— START OF Entries provided —
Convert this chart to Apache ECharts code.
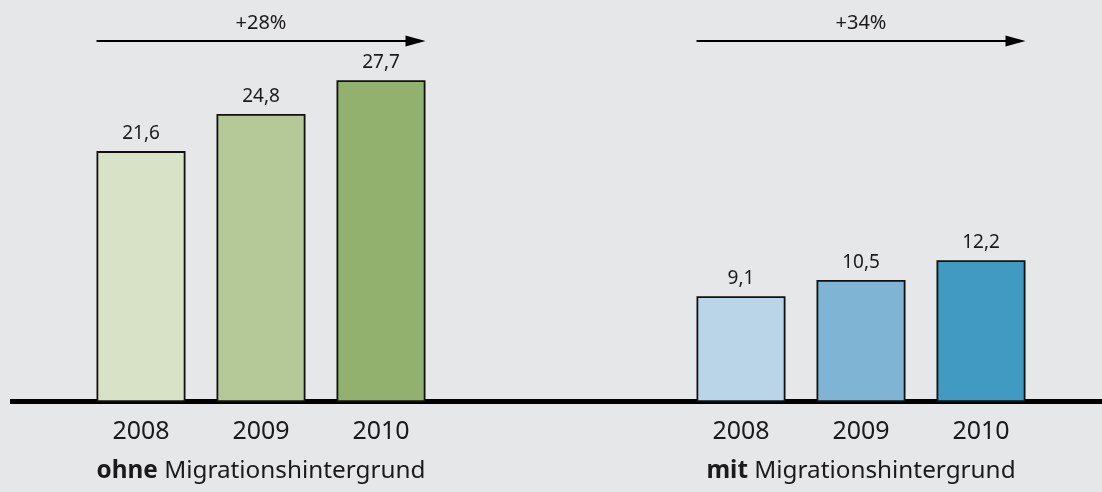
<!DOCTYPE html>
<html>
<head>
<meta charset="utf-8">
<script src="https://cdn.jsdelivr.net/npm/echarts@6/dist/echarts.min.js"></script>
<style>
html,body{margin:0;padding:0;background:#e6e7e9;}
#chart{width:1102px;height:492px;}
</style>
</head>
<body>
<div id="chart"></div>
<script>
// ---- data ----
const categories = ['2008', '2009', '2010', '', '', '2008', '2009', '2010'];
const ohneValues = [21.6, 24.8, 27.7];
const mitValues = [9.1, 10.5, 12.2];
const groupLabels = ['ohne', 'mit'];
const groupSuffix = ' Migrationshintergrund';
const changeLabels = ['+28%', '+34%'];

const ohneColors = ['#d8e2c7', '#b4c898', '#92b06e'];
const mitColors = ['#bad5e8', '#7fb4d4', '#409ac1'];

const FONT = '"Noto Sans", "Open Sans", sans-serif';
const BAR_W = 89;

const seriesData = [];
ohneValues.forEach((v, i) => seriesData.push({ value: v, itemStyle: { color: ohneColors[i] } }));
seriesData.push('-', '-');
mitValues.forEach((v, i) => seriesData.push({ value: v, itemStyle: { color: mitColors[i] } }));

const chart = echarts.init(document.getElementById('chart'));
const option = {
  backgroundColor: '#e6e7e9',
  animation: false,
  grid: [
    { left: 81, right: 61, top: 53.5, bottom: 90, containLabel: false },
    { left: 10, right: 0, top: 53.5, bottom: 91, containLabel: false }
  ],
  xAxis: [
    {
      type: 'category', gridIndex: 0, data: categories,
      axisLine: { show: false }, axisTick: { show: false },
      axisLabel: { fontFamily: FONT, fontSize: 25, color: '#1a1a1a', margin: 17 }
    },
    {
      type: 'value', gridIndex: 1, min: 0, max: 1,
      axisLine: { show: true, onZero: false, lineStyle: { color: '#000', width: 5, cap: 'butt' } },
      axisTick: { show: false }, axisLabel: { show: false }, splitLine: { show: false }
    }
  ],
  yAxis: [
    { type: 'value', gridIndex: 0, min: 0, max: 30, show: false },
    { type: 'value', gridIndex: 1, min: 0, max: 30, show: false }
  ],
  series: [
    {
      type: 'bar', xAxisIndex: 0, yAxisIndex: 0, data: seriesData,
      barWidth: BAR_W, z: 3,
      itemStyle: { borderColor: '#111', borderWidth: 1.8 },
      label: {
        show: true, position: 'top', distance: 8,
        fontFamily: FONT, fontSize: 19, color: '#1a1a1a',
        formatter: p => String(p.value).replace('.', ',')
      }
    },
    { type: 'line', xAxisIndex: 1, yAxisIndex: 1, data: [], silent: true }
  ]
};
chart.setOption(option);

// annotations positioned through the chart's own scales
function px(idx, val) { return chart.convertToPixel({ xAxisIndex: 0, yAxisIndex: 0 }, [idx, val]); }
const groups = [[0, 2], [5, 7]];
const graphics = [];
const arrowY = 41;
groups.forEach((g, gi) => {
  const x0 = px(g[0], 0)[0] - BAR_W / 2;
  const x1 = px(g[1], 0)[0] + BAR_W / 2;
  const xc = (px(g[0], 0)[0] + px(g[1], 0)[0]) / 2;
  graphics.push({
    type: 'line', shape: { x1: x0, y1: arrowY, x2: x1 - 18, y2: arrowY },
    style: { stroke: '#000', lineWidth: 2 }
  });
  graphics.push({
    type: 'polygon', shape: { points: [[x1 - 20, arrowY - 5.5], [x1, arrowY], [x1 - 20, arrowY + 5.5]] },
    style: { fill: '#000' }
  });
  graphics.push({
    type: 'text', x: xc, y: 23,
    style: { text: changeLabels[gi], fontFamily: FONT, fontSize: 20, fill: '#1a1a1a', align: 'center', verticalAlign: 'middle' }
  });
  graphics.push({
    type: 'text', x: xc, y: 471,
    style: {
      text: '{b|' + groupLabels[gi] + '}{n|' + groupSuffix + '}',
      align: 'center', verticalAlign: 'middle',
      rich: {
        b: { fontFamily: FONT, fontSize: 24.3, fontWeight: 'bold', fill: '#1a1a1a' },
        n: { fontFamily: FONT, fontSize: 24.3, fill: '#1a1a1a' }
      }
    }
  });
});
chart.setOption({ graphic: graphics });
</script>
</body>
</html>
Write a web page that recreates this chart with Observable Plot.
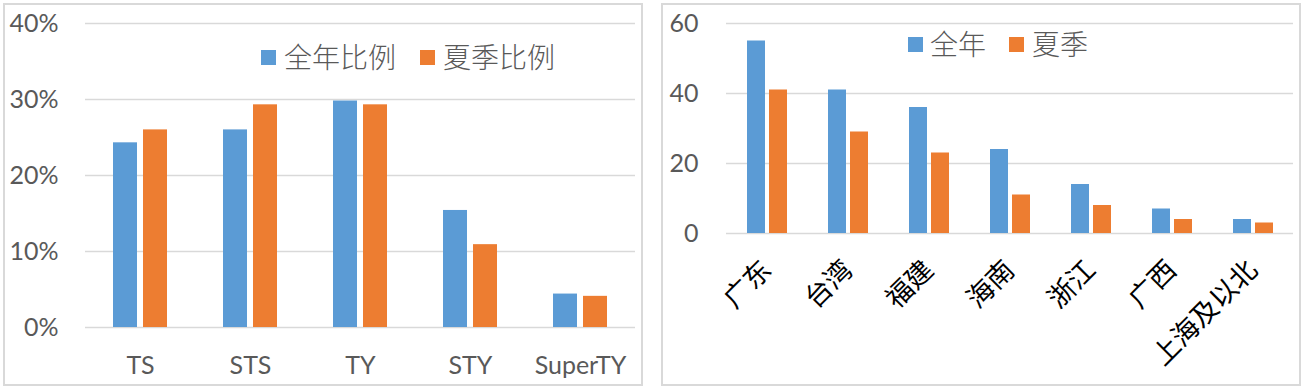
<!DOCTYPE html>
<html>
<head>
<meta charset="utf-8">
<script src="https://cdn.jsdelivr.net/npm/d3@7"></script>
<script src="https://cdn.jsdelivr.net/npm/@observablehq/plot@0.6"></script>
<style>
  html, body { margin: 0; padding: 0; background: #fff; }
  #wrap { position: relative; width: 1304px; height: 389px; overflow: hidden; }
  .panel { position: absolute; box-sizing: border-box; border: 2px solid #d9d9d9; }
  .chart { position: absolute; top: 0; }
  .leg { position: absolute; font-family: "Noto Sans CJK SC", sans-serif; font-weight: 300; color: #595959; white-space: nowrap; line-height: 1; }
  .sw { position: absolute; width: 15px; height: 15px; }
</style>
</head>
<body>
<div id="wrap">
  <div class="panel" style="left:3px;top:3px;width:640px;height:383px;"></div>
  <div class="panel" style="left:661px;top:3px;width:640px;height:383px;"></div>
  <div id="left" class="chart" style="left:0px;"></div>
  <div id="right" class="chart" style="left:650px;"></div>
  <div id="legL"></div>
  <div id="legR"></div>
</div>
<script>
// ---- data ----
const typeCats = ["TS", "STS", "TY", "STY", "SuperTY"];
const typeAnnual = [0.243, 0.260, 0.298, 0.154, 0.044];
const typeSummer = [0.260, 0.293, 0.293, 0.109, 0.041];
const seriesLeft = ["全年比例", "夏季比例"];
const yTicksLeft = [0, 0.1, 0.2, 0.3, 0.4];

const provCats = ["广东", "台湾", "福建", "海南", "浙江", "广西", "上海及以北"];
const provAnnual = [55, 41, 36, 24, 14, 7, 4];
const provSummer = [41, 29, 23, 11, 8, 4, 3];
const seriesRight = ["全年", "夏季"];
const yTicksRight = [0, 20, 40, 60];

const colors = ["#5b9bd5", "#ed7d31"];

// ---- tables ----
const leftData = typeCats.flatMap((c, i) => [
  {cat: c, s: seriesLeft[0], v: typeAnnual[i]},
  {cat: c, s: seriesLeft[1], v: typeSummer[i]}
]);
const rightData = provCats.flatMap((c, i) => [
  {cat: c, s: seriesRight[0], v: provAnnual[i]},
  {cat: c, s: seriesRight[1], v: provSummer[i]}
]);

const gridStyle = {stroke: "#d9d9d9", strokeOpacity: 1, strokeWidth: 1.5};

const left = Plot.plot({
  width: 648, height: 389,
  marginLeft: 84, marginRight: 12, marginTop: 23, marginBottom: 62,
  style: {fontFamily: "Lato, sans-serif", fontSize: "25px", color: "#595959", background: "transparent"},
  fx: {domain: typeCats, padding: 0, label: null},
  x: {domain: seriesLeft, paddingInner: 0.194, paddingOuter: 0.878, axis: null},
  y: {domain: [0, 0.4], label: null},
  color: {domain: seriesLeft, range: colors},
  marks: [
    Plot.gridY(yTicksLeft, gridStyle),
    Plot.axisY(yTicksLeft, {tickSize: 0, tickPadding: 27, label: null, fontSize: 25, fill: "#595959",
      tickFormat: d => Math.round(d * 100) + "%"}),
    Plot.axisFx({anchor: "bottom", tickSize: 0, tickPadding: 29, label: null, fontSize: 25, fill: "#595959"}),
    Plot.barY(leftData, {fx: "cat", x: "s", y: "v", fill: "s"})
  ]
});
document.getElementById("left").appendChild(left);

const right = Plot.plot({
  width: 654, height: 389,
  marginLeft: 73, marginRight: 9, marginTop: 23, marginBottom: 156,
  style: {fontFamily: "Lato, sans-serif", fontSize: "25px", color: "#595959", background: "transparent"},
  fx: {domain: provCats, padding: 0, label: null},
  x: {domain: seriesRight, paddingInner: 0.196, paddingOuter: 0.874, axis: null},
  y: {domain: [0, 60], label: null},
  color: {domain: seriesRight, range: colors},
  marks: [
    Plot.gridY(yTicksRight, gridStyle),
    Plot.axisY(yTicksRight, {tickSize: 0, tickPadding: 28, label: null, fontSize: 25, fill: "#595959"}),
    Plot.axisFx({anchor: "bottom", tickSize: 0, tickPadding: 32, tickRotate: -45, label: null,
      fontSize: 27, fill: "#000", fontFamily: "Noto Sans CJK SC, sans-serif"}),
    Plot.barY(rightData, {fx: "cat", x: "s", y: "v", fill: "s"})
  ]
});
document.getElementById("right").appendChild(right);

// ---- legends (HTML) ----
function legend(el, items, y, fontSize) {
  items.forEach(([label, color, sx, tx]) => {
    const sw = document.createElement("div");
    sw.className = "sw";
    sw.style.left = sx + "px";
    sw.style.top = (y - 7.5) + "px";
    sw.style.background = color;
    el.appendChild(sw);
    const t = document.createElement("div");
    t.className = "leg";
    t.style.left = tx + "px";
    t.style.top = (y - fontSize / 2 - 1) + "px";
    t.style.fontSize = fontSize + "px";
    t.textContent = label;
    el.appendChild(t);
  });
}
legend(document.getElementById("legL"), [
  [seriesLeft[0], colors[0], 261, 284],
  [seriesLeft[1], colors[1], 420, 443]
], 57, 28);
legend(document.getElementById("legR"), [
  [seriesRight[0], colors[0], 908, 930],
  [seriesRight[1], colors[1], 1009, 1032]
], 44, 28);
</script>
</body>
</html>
— END OF Entries provided —
Find every line with the word "this" and state how many there are, with no other words.

**Answer to the exercise**
2